At some point in our relationship I became friends with another boy. It was just a friendship, someone to hang out with in the evenings, to shoot pool with on the weekends. But slowly it became more. How could it not become more when I saw him more than I saw my boyfriend?

Hormones, strange new emotions, the need to be accepted – they all played a role in what happened next.

When I say I cheated on my boyfriend, I wasn’t sleeping around. There were a few kisses that shouldn’t have happened but I was emotionally cheating on him. I was treating my friend like a boyfriend in every way except for physical “perks”. I felt guilty but there was a thrill to the whole thing and I couldn’t stop.

Eventually I broke up with my boyfriend and dated this other friend for a few months. It was a lot more exciting, we could see each other more often, but there were more problems too. He wasn’t interested in talking about the future – did we want the same number of kids? Were our careers compatible?
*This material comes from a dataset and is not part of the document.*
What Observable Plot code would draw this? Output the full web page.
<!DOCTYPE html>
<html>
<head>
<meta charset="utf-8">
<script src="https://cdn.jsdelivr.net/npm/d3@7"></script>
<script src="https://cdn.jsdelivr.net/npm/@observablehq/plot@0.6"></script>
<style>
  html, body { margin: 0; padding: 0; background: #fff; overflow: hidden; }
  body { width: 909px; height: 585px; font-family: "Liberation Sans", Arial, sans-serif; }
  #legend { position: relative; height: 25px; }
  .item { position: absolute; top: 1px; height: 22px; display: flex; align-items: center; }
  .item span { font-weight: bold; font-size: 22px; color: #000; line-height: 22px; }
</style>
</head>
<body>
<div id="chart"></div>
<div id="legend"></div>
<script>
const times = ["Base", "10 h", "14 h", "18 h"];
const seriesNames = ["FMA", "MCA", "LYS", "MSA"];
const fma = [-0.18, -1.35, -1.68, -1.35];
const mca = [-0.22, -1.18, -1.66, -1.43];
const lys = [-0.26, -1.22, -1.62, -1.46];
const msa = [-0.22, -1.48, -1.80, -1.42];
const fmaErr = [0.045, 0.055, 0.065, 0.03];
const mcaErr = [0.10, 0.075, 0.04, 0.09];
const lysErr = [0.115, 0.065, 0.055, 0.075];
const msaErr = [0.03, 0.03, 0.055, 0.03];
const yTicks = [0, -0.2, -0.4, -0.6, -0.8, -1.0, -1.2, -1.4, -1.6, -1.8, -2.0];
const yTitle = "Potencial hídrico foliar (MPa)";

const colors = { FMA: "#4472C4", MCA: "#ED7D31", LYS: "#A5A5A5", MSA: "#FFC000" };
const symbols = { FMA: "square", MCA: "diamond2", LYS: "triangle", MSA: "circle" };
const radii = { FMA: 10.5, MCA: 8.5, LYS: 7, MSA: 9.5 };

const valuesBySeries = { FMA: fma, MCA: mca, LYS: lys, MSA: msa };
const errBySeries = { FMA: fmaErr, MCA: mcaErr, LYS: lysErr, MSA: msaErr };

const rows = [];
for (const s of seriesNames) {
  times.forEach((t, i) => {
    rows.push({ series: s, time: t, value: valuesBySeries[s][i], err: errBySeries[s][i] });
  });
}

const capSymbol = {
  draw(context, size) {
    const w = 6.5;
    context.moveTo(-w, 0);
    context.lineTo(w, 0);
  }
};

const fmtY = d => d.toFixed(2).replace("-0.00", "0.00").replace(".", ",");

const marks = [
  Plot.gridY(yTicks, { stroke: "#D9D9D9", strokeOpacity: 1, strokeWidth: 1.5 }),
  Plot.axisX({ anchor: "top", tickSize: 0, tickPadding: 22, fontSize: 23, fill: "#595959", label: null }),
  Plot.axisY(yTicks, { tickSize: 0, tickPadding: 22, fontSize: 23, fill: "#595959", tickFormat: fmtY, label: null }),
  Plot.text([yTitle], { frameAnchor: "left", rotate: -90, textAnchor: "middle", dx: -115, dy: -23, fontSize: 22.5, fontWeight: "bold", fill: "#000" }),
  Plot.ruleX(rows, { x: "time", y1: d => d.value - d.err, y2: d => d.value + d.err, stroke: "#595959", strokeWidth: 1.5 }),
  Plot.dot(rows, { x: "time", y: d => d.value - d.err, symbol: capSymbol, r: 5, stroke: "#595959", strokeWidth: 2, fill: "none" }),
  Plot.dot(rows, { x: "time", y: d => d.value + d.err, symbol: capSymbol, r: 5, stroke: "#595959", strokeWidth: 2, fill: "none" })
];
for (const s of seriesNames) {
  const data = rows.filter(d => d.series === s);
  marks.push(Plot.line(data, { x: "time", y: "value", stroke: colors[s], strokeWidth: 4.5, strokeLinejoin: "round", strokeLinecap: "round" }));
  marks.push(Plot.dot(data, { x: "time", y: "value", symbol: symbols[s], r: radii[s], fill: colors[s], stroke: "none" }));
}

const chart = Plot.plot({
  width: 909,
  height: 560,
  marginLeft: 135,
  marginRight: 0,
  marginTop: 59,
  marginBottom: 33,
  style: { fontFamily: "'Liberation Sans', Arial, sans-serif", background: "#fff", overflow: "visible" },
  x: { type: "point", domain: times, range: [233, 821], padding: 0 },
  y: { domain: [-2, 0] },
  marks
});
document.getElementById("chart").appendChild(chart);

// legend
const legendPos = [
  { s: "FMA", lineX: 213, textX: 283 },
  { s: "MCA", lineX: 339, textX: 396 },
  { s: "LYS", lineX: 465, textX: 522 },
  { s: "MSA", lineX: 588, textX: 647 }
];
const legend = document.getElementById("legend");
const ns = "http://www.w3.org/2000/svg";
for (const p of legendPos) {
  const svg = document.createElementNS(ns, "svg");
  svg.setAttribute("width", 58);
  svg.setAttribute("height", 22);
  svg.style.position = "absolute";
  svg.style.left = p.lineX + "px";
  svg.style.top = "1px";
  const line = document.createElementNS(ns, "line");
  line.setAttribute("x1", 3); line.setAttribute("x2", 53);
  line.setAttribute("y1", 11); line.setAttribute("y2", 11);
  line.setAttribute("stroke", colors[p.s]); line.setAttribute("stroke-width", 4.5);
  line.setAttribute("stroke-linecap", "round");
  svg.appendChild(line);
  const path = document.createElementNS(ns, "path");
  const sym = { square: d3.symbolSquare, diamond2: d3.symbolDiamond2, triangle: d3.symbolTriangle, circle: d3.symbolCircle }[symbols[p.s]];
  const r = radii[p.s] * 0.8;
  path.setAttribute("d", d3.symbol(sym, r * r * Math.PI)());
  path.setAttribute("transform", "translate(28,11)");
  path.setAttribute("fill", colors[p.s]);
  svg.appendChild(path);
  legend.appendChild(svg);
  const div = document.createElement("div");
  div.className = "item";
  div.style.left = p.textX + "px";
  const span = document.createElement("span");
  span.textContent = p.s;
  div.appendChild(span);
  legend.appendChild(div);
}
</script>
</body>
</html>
Where did he envision himself living? None of these questions interested him. I don’t think he even knew what he wanted to do with his life. He said he’d quit smoking – he didn’t. He had a history of cheating on girls – I didn’t believe he could cheat on me, but now I’m sure he did.

He broke up with me over the phone (at least I’d had the guts to tell my previous boyfriend in person). He said he wasn’t ready for commitment. He said he wasn’t ready for a relationship. The first thing I did was call my ex in tears.
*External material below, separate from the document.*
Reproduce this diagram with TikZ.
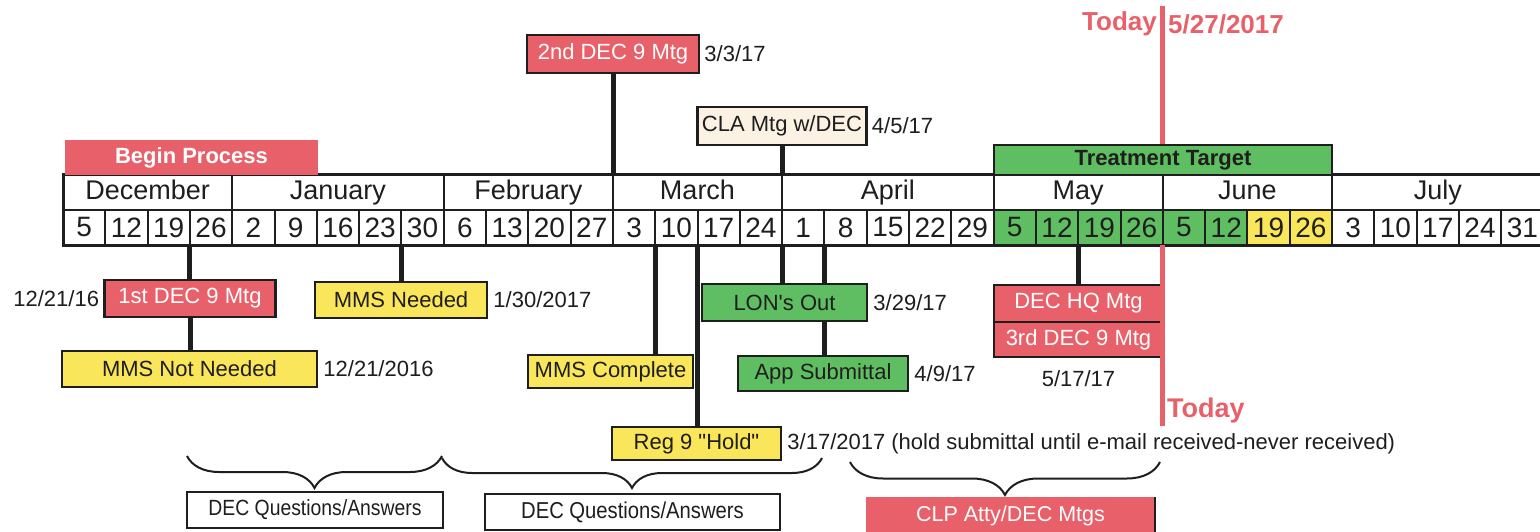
\documentclass[tikz,border=0pt]{standalone}
\usepackage{fontspec}
\setmainfont{Liberation Sans}
\newfontfamily\narrowfont[FakeStretch=0.88]{Liberation Sans}
\usetikzlibrary{positioning,decorations.pathreplacing}
\definecolor{mtgred}{RGB}{232,96,106}
\definecolor{okgreen}{RGB}{96,190,98}
\definecolor{mmsyellow}{RGB}{250,230,90}
\definecolor{cream}{RGB}{251,242,228}
\definecolor{ink}{RGB}{30,30,30}
\newcommand{\wk}{42.3}
\begin{document}
\begin{tikzpicture}[x=1pt,y=-1pt,
  weekcell/.style={draw=ink, line width=2pt, minimum width=42.3pt, minimum height=35pt, inner sep=0pt, outer sep=0pt, text=ink, font=\fontsize{28}{30}\selectfont},
  monthcell/.style={draw=ink, line width=2pt, minimum height=35pt, inner sep=0pt, outer sep=0pt, text=ink, text height=20pt, text depth=5pt, font=\fontsize{27}{29}\selectfont},
  evt/.style={draw=ink, line width=2.5pt, inner sep=0pt, text=ink, font=\fontsize{22}{24}\selectfont},
  redevt/.style={evt, fill=mtgred, text=white},
  datelbl/.style={inner sep=0pt, text=ink, font=\fontsize{22}{24}\selectfont},
  stem/.style={draw=ink, line width=5pt},
  todayline/.style={draw=mtgred, line width=5pt},
  todaylbl/.style={inner sep=0pt, text=mtgred, font=\bfseries\fontsize{26}{28}\selectfont},
  qabrace/.style={draw=ink, line width=2pt, decorate, decoration={brace, amplitude=#1}},
]
\useasboundingbox (0,0) rectangle (1540,532);

% timeline
\foreach \d/\c [count=\i from 0] in {5/white,12/white,19/white,26/white,2/white,9/white,16/white,23/white,30/white,6/white,13/white,20/white,27/white,3/white,10/white,17/white,24/white,1/white,8/white,15/white,22/white,29/white,5/okgreen,12/okgreen,19/okgreen,26/okgreen,5/okgreen,12/okgreen,19/mmsyellow,26/mmsyellow,3/white,10/white,17/white,24/white,31/white}
  \node[weekcell, fill=\c] (w\i) at ({63+(\i+0.5)*\wk},227.5) {\d};
\foreach \m/\a/\n in {December/0/4,January/4/5,February/9/4,March/13/4,April/17/5,May/22/4,June/26/4,July/30/5}
  \node[monthcell, minimum width=\n*\wk pt] (\m) at ({63+(\a+\n/2)*\wk},192.5) {\m};
\draw[draw=ink, line width=3pt] (December.north west) rectangle (w34.south east);

\node[fill=mtgred, minimum width=253pt, minimum height=35pt, inner sep=0pt, text=white, font=\bfseries\fontsize{22}{24}\selectfont] (begin) at (191.5,157.5) {Begin Process};
\node[evt, fill=okgreen, minimum width=338pt, minimum height=30pt, font=\bfseries\fontsize{22}{24}\selectfont] (treat) at (1163,160) {Treatment Target};

% above the line
\node[redevt, minimum width=172pt, minimum height=38pt] (dec2) at (613,54) {2nd DEC 9 Mtg};
\node[datelbl, right=4pt of dec2] (dec2date) {3/3/17};
\node[evt, fill=cream, minimum width=169pt, minimum height=38pt] (cla) at (782,126) {CLA Mtg w/DEC};
\node[datelbl, right=4pt of cla] (cladate) {4/5/17};

% below the line
\node[redevt, minimum width=171pt, minimum height=37pt] (dec1) at (190,298.5) {1st DEC 9 Mtg};
\node[datelbl, left=4pt of dec1] (dec1date) {12/21/16};
\node[evt, fill=mmsyellow, minimum width=255pt, minimum height=36pt] (mmsnot) at (189.5,369) {MMS Not Needed};
\node[datelbl, right=5pt of mmsnot] (mmsnotdate) {12/21/2016};
\node[evt, fill=mmsyellow, minimum width=172pt, minimum height=36pt] (mmsneed) at (401,300) {MMS Needed};
\node[datelbl, right=5pt of mmsneed] (mmsneeddate) {1/30/2017};
\node[evt, fill=mmsyellow, minimum width=165pt, minimum height=33pt] (mmscomp) at (610.5,371.5) {MMS Complete};
\node[evt, fill=okgreen, minimum width=165pt, minimum height=37pt] (lon) at (784.5,302.5) {LON\textquotesingle s Out};
\node[datelbl, right=5pt of lon] (londate) {3/29/17};
\node[evt, fill=okgreen, minimum width=170pt, minimum height=35pt] (app) at (823,373.5) {App Submittal};
\node[datelbl, right=5pt of app] (appdate) {4/9/17};
\node[evt, fill=mmsyellow, minimum width=169pt, minimum height=33pt] (hold) at (696.5,443.5) {Reg 9 \textquotedbl Hold\textquotedbl};
\node[datelbl, right=5pt of hold] (holddate) {3/17/2017 (hold submittal until e-mail received-never received)};
\node[redevt, minimum width=169pt, minimum height=37pt] (dechq) at (1078.5,303.5) {DEC HQ Mtg};
\node[redevt, minimum width=169pt, minimum height=35pt] (dec3) at (1078.5,339.5) {3rd DEC 9 Mtg};
\node[datelbl, below=12pt of dec3] (dec3date) {5/17/17};

% bottom
\node[evt, fill=white, minimum width=256pt, minimum height=36pt, font=\narrowfont\fontsize{22}{24}\selectfont] (qa1) at (315,510) {DEC Questions/Answers};
\node[evt, fill=white, minimum width=295pt, minimum height=36pt, font=\narrowfont\fontsize{23}{25}\selectfont] (qa2) at (632.5,512) {DEC Questions/Answers};
\node[fill=mtgred, minimum width=289pt, minimum height=38pt, inner sep=0pt, text=white, font=\fontsize{21.5}{24}\selectfont] (clp) at (1010.5,516) {CLP Atty/DEC Mtgs};
\draw[draw=ink, line width=2.5pt] (clp.north east) -- (clp.south east);

\coordinate (b1l) at (187,456);
\coordinate (b1r) at (442,456);
\coordinate (b2r) at (822,458);
\coordinate (b3l) at (850,462);
\coordinate (b3r) at (1160,462);
\draw[qabrace=32pt] (b1r) -- (b1l);
\draw[qabrace=30pt] (b2r) -- (b1r |- b2r);
\draw[qabrace=33pt] (b3r) -- (b3l);

% stems
\draw[stem] (dec2.south) -- (dec2.south |- March.north);
\draw[stem] (cla.south) -- (cla.south |- April.north);
\draw[stem] (w3.south west) -- (w3.south west |- dec1.north);
\draw[stem] (dec1.south) -- (dec1.south |- mmsnot.north);
\draw[stem] (w8.south west) -- (w8.south west |- mmsneed.north);
\draw[stem] (w14.south west) -- (w14.south west |- mmscomp.north);
\draw[stem] (w15.south west) -- (w15.south west |- hold.north);
\draw[stem] (w17.south west) -- (w17.south west |- lon.north);
\draw[stem] (w18.south west) -- (w18.south west |- lon.north);
\draw[stem] (w18.south west |- lon.south) -- (w18.south west |- app.north);
\draw[stem] (w24.south west) -- (w24.south west |- dechq.north);

% today
\coordinate (todaytop) at (w26.south west |- 0,6);
\coordinate (todaybot) at (w26.south west |- 0,426);
\draw[todayline] (todaytop) -- (todaytop |- treat.north);
\draw[todayline] (w26.south west) -- (todaybot);
\node[todaylbl, anchor=east] (todaytxt) at (1157,24) {Today};
\node[todaylbl, anchor=west] (todaydate) at (1168,24) {5/27/2017};
\node[todaylbl, anchor=west, font=\bfseries\fontsize{27}{29}\selectfont] (todaylow) at (1167,411) {Today};
\end{tikzpicture}
\end{document}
My first boyfriend came over later that day or sometime the next and we just talked. He said he wouldn’t be a rebound, but we could be friends. We hung out a little, and we talked a lot. At some point we went on a date with a group of people, just a movie. It was slow, even slower than our first time dating, but after a whirlwind heartbreak I just wanted to take it slow.
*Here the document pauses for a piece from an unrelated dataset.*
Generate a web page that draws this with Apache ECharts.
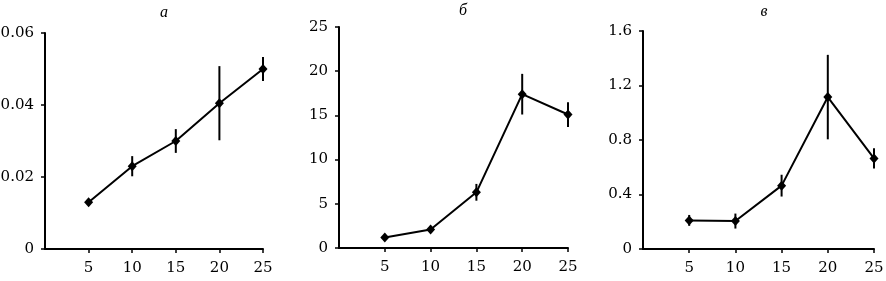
<!DOCTYPE html>
<html><head><meta charset="utf-8">
<script src="https://cdn.jsdelivr.net/npm/echarts@6/dist/echarts.min.js"></script>
<style>html,body{margin:0;padding:0;background:#fff}#c{width:886px;height:281px}</style>
</head><body><div id="c"></div>
<script>
var xs = [5, 10, 15, 20, 25];
var titles = ['а', 'б', 'в'];
var aMean = [0.013, 0.023, 0.030, 0.0405, 0.050];
var aErr  = [0.0008, 0.0028, 0.0033, 0.0103, 0.0033];
var bMean = [1.2, 2.1, 6.3, 17.4, 15.1];
var bErr  = [0.3, 0.4, 0.95, 2.3, 1.4];
var cMean = [0.21, 0.205, 0.465, 1.115, 0.665];
var cErr  = [0.04, 0.055, 0.08, 0.31, 0.075];
var yMax = [0.06, 25, 1.6];
var yInt = [0.02, 5, 0.4];

var grids = [
  {left: 45, top: 33, width: 218, height: 216, outerBoundsMode: 'none', containLabel: false},
  {left: 339, top: 27, width: 229, height: 221, outerBoundsMode: 'none', containLabel: false},
  {left: 643, top: 31, width: 231, height: 218, outerBoundsMode: 'none', containLabel: false}
];
var titlePos = [[159, 0], [458, -2], [759, -1]];
var means = [aMean, bMean, cMean];
var errs = [aErr, bErr, cErr];
var font = 'DejaVu Serif';

var option = {
  animation: false,
  backgroundColor: '#fff',
  title: titles.map(function (t, i) {
    return {text: t, left: titlePos[i][0], top: titlePos[i][1], textAlign: 'center',
      textStyle: {fontFamily: 'Liberation Serif', fontStyle: 'italic', fontWeight: 'normal', fontSize: 16, color: '#000'}};
  }),
  grid: grids,
  xAxis: grids.map(function (g, i) {
    return {type: 'value', gridIndex: i, min: 0, max: 25, interval: 5,
      axisLine: {lineStyle: {color: '#000', width: 2}},
      axisTick: {show: true, length: 4, lineStyle: {color: '#000', width: 1.5}},
      splitLine: {show: false},
      axisLabel: {showMinLabel: false, color: '#000', fontFamily: font, fontSize: 15, margin: 12}};
  }),
  yAxis: grids.map(function (g, i) {
    return {type: 'value', gridIndex: i, min: 0, max: yMax[i], interval: yInt[i],
      axisLine: {show: true, lineStyle: {color: '#000', width: 2}},
      axisTick: {show: true, length: 4, lineStyle: {color: '#000', width: 1.5}},
      splitLine: {show: false},
      axisLabel: {color: '#000', fontFamily: font, fontSize: 15, margin: 11}};
  }),
  series: []
};

means.forEach(function (m, i) {
  option.series.push({
    type: 'custom', xAxisIndex: i, yAxisIndex: i,
    encode: {x: 0, y: [1, 2]},
    data: xs.map(function (x, k) { return [x, m[k] - errs[i][k], m[k] + errs[i][k]]; }),
    renderItem: function (params, api) {
      var p1 = api.coord([api.value(0), api.value(1)]);
      var p2 = api.coord([api.value(0), api.value(2)]);
      return {type: 'line', shape: {x1: p1[0], y1: p1[1], x2: p2[0], y2: p2[1]},
        style: {stroke: '#000', lineWidth: 2}};
    },
    z: 3
  });
  option.series.push({
    type: 'line', xAxisIndex: i, yAxisIndex: i,
    data: xs.map(function (x, k) { return [x, m[k]]; }),
    symbol: 'diamond', symbolSize: [9, 10], showSymbol: true,
    lineStyle: {color: '#000', width: 2},
    itemStyle: {color: '#000'},
    z: 4
  });
});

var chart = echarts.init(document.getElementById('c'), null, {renderer: 'canvas'});
chart.setOption(option);
</script></body></html>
People were critical of us, of course, but at some point we really started dating again. It was hard, there were months of my life I wasn’t able to speak of at all around him because he’d get upset if I mentioned this other boy. At some point he forgave me. It took four years before he was able to say he really and truly trusted me again.

People can change, they can grow up and mature and be better than they were. It’s hard, and it’s even harder to forgive someone when they hurt you. I had to be brutally honest and open for four years – I told him where I was going, who I was seeing, the reason for every visit. He wasn’t controlling, he was just scared, and I didn’t want him to be scared anymore.

He didn’t have to give me that second chance but he loved me from the start and he never gave up on me. I messed up, big time, but I was willing to admit it, and I apologized a lot. We still don’t talk about ‘him’. I’m not friends with him, I didn’t keep in touch. Even writing this story dredges up feelings of guilt and memories I don’t want to remember.

What happened? Well, we’re married now; we have two beautiful children and a nice house. We trust each other completely with our deepest secrets. I can go out during the day and if he calls from work and there’s no answer he isn’t afraid anymore. But we’re also brutally honest with each other (unless there’s a surprise involved somewhere down the line) and that open honesty keeps our trust strong.